━━━━━ Task inputs

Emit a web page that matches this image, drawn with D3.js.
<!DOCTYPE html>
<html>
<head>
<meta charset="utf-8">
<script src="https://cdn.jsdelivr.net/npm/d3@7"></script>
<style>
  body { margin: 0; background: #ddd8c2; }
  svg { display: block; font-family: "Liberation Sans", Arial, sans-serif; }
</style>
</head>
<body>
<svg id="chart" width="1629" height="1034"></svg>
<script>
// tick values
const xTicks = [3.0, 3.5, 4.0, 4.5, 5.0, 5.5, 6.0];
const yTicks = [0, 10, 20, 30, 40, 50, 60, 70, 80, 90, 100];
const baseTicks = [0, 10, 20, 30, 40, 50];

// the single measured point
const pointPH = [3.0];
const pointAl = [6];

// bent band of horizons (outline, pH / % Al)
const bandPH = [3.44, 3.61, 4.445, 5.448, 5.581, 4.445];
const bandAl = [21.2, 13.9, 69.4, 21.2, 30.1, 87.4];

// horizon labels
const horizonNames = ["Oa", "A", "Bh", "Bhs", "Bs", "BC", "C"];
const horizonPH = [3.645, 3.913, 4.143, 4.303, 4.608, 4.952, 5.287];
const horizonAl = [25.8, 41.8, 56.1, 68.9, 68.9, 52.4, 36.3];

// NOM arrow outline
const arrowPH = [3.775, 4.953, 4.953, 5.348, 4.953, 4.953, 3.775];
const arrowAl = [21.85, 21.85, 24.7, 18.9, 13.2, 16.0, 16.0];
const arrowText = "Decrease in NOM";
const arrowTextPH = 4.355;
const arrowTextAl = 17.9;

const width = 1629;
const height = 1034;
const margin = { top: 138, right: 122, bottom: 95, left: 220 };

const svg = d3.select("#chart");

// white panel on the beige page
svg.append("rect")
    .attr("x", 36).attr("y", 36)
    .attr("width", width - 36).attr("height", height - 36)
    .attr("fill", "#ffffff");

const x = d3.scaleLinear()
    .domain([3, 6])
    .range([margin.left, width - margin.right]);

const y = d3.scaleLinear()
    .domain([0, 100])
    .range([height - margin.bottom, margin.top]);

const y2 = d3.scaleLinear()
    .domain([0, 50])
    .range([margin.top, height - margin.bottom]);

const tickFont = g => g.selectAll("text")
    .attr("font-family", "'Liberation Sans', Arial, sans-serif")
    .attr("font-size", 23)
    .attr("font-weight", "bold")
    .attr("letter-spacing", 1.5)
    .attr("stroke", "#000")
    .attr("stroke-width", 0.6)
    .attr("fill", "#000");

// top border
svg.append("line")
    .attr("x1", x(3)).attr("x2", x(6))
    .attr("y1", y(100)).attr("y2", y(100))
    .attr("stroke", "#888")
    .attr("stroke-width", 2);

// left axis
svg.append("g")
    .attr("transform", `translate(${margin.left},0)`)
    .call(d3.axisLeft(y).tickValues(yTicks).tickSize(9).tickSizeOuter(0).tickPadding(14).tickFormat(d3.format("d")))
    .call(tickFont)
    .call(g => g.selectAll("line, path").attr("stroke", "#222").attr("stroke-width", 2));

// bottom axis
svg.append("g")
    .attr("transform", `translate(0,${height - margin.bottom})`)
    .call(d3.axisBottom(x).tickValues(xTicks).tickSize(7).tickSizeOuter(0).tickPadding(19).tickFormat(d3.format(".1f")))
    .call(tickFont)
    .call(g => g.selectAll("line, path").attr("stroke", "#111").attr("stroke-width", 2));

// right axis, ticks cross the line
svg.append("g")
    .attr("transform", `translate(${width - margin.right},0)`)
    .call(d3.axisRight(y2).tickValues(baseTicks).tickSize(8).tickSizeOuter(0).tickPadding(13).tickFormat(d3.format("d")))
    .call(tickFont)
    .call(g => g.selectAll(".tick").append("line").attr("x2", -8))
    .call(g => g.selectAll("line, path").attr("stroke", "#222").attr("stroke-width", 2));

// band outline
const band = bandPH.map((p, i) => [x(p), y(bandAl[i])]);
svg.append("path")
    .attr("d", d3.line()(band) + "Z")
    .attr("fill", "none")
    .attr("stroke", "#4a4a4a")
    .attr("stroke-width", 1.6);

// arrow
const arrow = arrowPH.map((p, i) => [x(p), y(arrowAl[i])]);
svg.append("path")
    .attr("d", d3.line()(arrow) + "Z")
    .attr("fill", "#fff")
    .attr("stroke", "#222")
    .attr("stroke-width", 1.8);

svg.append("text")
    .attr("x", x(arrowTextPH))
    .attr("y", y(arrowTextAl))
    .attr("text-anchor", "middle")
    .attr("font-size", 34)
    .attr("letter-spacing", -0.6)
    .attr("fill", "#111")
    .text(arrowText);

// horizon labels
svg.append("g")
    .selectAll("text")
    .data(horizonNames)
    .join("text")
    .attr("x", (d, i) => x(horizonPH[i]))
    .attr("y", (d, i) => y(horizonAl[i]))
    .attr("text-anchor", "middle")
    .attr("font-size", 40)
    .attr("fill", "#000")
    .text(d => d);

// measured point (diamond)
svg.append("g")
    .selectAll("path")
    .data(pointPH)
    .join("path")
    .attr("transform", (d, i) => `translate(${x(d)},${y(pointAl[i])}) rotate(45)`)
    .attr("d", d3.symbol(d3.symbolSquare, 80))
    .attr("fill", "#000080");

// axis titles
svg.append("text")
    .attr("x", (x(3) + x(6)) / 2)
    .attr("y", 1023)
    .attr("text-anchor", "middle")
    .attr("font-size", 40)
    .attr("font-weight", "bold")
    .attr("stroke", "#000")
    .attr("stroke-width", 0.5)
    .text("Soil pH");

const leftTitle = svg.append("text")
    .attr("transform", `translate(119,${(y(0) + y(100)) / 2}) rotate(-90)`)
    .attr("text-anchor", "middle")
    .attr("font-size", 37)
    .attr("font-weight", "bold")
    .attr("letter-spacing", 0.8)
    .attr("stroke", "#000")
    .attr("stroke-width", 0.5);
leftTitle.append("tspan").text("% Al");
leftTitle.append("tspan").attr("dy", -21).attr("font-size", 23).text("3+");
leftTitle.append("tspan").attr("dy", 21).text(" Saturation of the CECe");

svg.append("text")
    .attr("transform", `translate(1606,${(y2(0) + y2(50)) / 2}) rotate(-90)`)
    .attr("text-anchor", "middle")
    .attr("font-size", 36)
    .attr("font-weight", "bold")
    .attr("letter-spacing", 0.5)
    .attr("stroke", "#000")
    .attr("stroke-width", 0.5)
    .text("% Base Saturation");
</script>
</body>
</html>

━━━━━━━━━━
━━━━━ Task inputs

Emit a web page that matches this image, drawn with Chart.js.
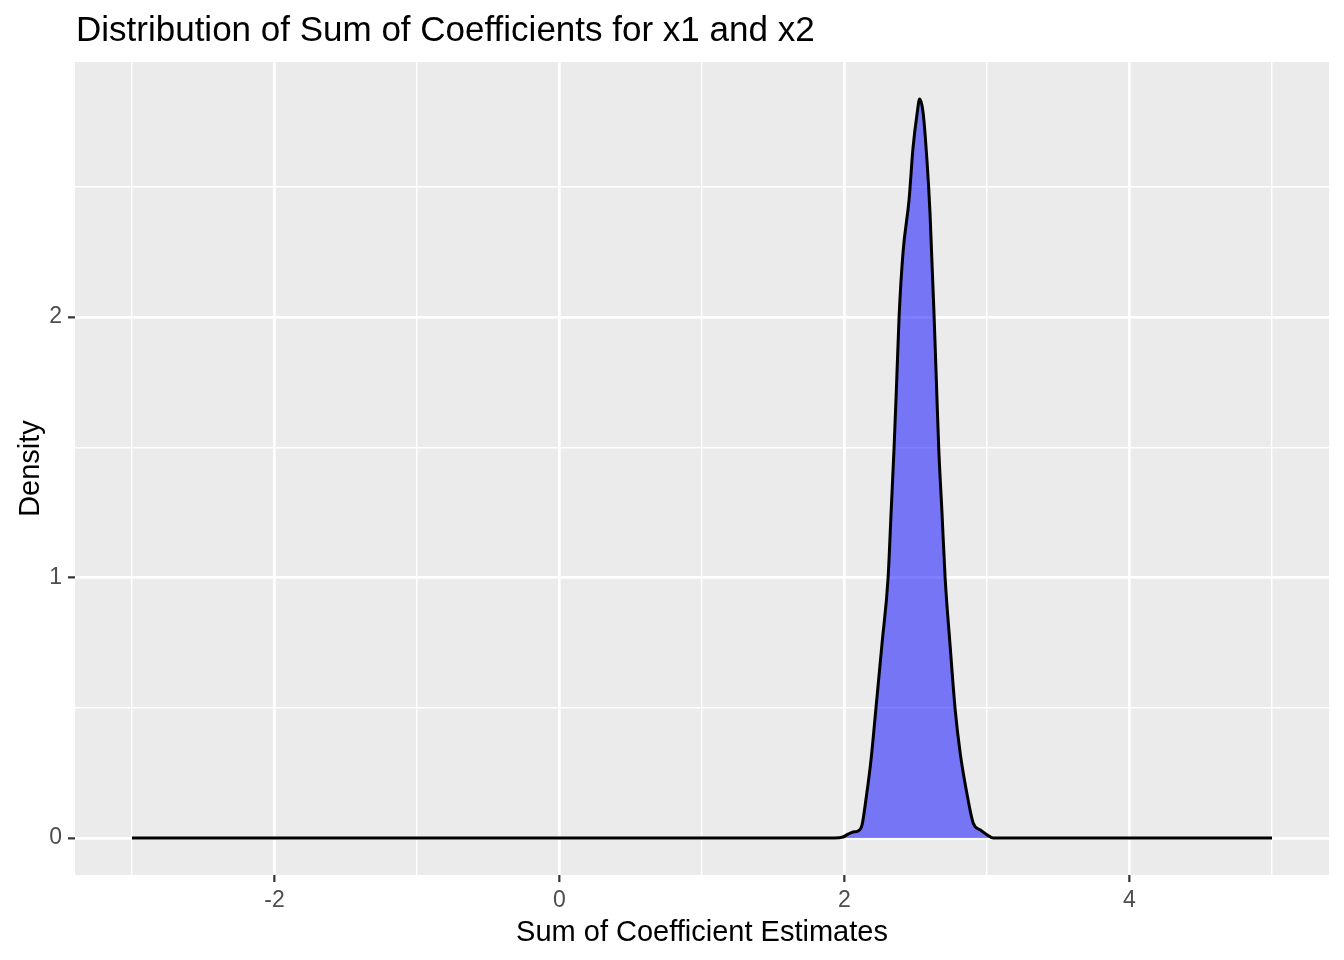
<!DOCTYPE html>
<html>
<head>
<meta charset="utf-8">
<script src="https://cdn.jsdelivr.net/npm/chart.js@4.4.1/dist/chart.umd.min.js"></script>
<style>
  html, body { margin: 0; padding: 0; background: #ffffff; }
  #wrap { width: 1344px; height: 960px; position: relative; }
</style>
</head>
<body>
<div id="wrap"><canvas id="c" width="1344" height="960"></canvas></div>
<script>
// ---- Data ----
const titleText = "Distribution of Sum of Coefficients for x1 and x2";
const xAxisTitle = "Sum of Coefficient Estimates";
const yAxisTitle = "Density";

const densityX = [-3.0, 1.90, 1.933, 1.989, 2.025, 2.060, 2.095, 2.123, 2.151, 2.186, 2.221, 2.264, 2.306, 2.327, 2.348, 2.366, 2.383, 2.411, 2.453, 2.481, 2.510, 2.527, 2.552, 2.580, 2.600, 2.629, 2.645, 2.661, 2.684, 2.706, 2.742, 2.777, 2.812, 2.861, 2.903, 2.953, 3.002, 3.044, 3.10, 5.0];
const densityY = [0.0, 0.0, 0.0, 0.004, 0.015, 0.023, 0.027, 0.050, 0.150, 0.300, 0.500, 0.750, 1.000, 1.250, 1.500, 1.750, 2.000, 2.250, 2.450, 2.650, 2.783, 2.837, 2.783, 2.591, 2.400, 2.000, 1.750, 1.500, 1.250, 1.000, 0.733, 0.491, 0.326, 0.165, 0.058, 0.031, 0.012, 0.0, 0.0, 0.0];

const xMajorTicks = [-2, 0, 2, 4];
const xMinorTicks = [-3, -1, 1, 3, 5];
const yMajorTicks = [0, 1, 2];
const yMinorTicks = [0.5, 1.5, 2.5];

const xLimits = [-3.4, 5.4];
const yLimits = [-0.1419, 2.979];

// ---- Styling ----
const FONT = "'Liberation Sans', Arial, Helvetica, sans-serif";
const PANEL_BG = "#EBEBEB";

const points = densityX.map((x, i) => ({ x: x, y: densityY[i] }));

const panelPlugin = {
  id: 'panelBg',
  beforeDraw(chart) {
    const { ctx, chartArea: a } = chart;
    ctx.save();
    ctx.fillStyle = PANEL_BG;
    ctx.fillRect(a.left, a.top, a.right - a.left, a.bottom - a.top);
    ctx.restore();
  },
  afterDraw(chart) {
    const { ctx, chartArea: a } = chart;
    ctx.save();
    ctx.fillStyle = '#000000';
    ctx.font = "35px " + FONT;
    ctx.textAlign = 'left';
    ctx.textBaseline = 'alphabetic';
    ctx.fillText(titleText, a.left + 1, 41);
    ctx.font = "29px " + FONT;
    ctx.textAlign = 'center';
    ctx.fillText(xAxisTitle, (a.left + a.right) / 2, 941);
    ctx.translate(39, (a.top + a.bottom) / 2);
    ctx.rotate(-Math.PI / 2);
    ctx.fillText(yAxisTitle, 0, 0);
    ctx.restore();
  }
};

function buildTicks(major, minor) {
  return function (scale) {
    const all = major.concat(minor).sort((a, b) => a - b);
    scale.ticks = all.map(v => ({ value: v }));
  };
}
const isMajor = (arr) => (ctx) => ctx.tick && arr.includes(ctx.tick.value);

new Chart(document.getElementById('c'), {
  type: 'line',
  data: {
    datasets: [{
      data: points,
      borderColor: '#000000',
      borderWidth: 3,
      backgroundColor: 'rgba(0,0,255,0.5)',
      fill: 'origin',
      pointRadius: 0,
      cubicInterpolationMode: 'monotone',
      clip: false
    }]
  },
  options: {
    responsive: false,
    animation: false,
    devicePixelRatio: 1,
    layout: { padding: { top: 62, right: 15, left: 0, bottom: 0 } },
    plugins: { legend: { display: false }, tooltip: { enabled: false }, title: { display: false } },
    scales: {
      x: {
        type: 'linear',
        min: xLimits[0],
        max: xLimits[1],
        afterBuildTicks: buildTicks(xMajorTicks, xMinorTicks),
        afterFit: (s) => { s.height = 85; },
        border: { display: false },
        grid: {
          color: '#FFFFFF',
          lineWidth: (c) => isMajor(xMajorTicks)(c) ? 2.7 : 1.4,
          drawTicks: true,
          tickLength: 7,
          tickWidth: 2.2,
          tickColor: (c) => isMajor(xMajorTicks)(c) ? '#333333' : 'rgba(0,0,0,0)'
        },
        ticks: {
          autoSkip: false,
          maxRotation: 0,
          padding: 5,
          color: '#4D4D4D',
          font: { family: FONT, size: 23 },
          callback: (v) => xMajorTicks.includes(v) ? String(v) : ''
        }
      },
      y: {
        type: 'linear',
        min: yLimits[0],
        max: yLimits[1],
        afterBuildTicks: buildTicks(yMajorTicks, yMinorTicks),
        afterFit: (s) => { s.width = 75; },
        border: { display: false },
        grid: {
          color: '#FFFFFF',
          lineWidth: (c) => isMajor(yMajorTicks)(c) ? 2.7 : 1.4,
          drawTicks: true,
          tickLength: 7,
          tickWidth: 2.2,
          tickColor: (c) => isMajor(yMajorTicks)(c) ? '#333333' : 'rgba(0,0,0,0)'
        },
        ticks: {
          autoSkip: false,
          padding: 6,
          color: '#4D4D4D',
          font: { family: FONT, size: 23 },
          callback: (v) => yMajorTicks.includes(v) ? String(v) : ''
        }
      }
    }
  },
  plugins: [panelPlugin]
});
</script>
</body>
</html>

━━━━━━━━━━

Look above for the line with "Emit a web page that matches this image, drawn with Chart.js." and copy exactly from it through the line with "const points = densityX.map((x, i)", both included. Omit the pictures.

__Output of the task__:
Emit a web page that matches this image, drawn with Chart.js.
<!DOCTYPE html>
<html>
<head>
<meta charset="utf-8">
<script src="https://cdn.jsdelivr.net/npm/chart.js@4.4.1/dist/chart.umd.min.js"></script>
<style>
  html, body { margin: 0; padding: 0; background: #ffffff; }
  #wrap { width: 1344px; height: 960px; position: relative; }
</style>
</head>
<body>
<div id="wrap"><canvas id="c" width="1344" height="960"></canvas></div>
<script>
// ---- Data ----
const titleText = "Distribution of Sum of Coefficients for x1 and x2";
const xAxisTitle = "Sum of Coefficient Estimates";
const yAxisTitle = "Density";

const densityX = [-3.0, 1.90, 1.933, 1.989, 2.025, 2.060, 2.095, 2.123, 2.151, 2.186, 2.221, 2.264, 2.306, 2.327, 2.348, 2.366, 2.383, 2.411, 2.453, 2.481, 2.510, 2.527, 2.552, 2.580, 2.600, 2.629, 2.645, 2.661, 2.684, 2.706, 2.742, 2.777, 2.812, 2.861, 2.903, 2.953, 3.002, 3.044, 3.10, 5.0];
const densityY = [0.0, 0.0, 0.0, 0.004, 0.015, 0.023, 0.027, 0.050, 0.150, 0.300, 0.500, 0.750, 1.000, 1.250, 1.500, 1.750, 2.000, 2.250, 2.450, 2.650, 2.783, 2.837, 2.783, 2.591, 2.400, 2.000, 1.750, 1.500, 1.250, 1.000, 0.733, 0.491, 0.326, 0.165, 0.058, 0.031, 0.012, 0.0, 0.0, 0.0];

const xMajorTicks = [-2, 0, 2, 4];
const xMinorTicks = [-3, -1, 1, 3, 5];
const yMajorTicks = [0, 1, 2];
const yMinorTicks = [0.5, 1.5, 2.5];

const xLimits = [-3.4, 5.4];
const yLimits = [-0.1419, 2.979];

// ---- Styling ----
const FONT = "'Liberation Sans', Arial, Helvetica, sans-serif";
const PANEL_BG = "#EBEBEB";

const points = densityX.map((x, i) => ({ x: x, y: densityY[i] }));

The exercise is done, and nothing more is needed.